* Task:
Write out the material exactly, without any of its pictures.

* Data lines:
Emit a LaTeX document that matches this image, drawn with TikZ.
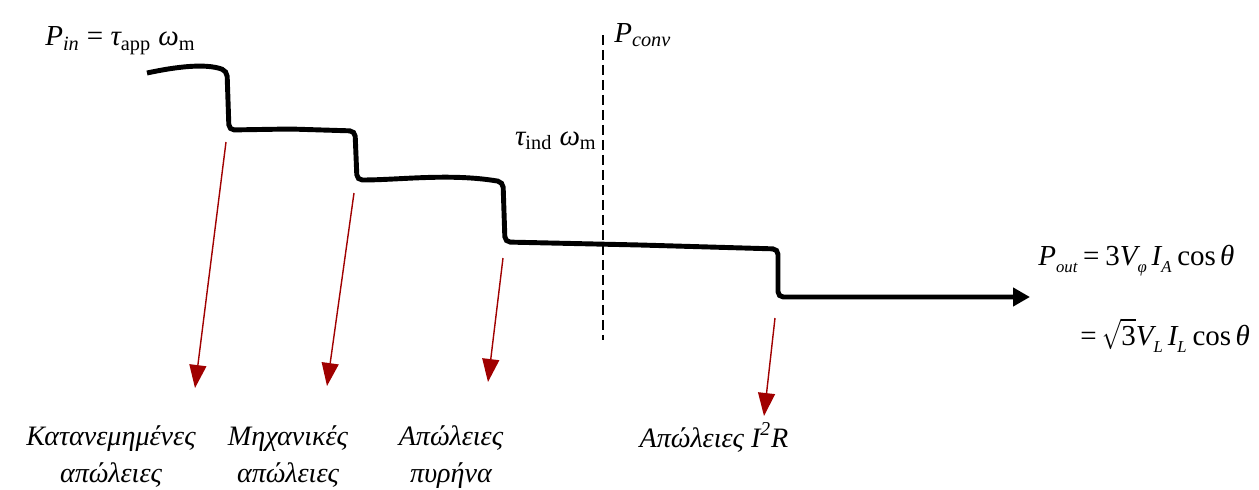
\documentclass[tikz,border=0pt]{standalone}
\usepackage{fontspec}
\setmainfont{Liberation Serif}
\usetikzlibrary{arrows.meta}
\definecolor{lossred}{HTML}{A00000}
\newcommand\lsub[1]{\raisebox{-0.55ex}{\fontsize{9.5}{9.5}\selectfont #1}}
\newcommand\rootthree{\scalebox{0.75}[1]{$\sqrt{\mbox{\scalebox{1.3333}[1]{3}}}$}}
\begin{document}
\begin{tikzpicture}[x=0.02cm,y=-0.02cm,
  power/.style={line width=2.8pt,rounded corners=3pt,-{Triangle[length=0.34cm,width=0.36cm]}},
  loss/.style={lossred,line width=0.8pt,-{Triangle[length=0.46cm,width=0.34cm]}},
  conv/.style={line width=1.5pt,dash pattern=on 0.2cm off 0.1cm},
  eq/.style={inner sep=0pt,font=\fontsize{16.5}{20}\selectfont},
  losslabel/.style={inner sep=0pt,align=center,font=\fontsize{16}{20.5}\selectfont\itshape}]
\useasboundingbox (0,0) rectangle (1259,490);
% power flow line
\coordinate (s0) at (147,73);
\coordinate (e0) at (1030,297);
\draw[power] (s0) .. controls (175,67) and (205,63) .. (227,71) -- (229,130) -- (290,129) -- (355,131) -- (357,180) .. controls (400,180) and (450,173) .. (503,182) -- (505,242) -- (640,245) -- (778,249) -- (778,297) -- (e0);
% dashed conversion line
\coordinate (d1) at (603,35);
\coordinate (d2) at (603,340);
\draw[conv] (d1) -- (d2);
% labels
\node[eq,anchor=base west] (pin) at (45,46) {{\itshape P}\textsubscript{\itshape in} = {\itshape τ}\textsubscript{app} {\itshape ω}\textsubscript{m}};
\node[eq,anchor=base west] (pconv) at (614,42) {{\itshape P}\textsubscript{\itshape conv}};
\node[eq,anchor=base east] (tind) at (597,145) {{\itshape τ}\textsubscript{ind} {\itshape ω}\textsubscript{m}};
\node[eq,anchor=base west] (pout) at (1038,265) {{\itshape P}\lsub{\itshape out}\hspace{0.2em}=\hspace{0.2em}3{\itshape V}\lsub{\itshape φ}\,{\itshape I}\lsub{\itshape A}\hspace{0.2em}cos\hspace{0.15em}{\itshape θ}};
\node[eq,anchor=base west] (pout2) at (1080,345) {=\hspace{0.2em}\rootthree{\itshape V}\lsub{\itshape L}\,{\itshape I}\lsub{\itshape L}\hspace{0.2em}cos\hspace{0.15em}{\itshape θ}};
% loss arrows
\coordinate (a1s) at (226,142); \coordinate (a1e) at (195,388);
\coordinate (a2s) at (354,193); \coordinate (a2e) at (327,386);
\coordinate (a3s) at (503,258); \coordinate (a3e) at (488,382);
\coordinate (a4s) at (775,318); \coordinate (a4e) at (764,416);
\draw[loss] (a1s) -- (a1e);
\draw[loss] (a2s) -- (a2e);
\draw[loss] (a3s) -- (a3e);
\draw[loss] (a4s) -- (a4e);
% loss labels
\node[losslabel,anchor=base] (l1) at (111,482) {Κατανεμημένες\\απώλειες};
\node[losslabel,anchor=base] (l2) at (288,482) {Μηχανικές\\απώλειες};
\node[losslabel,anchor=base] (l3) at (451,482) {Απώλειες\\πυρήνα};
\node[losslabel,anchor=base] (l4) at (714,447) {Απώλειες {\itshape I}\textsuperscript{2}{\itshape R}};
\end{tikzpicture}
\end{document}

* Written response:
Emit a LaTeX document that matches this image, drawn with TikZ.
\documentclass[tikz,border=0pt]{standalone}
\usepackage{fontspec}
\setmainfont{Liberation Serif}
\usetikzlibrary{arrows.meta}
\definecolor{lossred}{HTML}{A00000}
\newcommand\lsub[1]{\raisebox{-0.55ex}{\fontsize{9.5}{9.5}\selectfont #1}}
\newcommand\rootthree{\scalebox{0.75}[1]{$\sqrt{\mbox{\scalebox{1.3333}[1]{3}}}$}}
\begin{document}
\begin{tikzpicture}[x=0.02cm,y=-0.02cm,
  power/.style={line width=2.8pt,rounded corners=3pt,-{Triangle[length=0.34cm,width=0.36cm]}},
  loss/.style={lossred,line width=0.8pt,-{Triangle[length=0.46cm,width=0.34cm]}},
  conv/.style={line width=1.5pt,dash pattern=on 0.2cm off 0.1cm},
  eq/.style={inner sep=0pt,font=\fontsize{16.5}{20}\selectfont},
  losslabel/.style={inner sep=0pt,align=center,font=\fontsize{16}{20.5}\selectfont\itshape}]
\useasboundingbox (0,0) rectangle (1259,490);
% power flow line
\coordinate (s0) at (147,73);
\coordinate (e0) at (1030,297);
\draw[power] (s0) .. controls (175,67) and (205,63) .. (227,71) -- (229,130) -- (290,129) -- (355,131) -- (357,180) .. controls (400,180) and (450,173) .. (503,182) -- (505,242) -- (640,245) -- (778,249) -- (778,297) -- (e0);
% dashed conversion line
\coordinate (d1) at (603,35);
\coordinate (d2) at (603,340);
\draw[conv] (d1) -- (d2);
% labels
\node[eq,anchor=base west] (pin) at (45,46) {{\itshape P}\textsubscript{\itshape in} = {\itshape τ}\textsubscript{app} {\itshape ω}\textsubscript{m}};
\node[eq,anchor=base west] (pconv) at (614,42) {{\itshape P}\textsubscript{\itshape conv}};
\node[eq,anchor=base east] (tind) at (597,145) {{\itshape τ}\textsubscript{ind} {\itshape ω}\textsubscript{m}};
\node[eq,anchor=base west] (pout) at (1038,265) {{\itshape P}\lsub{\itshape out}\hspace{0.2em}=\hspace{0.2em}3{\itshape V}\lsub{\itshape φ}\,{\itshape I}\lsub{\itshape A}\hspace{0.2em}cos\hspace{0.15em}{\itshape θ}};
\node[eq,anchor=base west] (pout2) at (1080,345) {=\hspace{0.2em}\rootthree{\itshape V}\lsub{\itshape L}\,{\itshape I}\lsub{\itshape L}\hspace{0.2em}cos\hspace{0.15em}{\itshape θ}};
% loss arrows
\coordinate (a1s) at (226,142); \coordinate (a1e) at (195,388);
\coordinate (a2s) at (354,193); \coordinate (a2e) at (327,386);
\coordinate (a3s) at (503,258); \coordinate (a3e) at (488,382);
\coordinate (a4s) at (775,318); \coordinate (a4e) at (764,416);
\draw[loss] (a1s) -- (a1e);
\draw[loss] (a2s) -- (a2e);
\draw[loss] (a3s) -- (a3e);
\draw[loss] (a4s) -- (a4e);
% loss labels
\node[losslabel,anchor=base] (l1) at (111,482) {Κατανεμημένες\\απώλειες};
\node[losslabel,anchor=base] (l2) at (288,482) {Μηχανικές\\απώλειες};
\node[losslabel,anchor=base] (l3) at (451,482) {Απώλειες\\πυρήνα};
\node[losslabel,anchor=base] (l4) at (714,447) {Απώλειες {\itshape I}\textsuperscript{2}{\itshape R}};
\end{tikzpicture}
\end{document}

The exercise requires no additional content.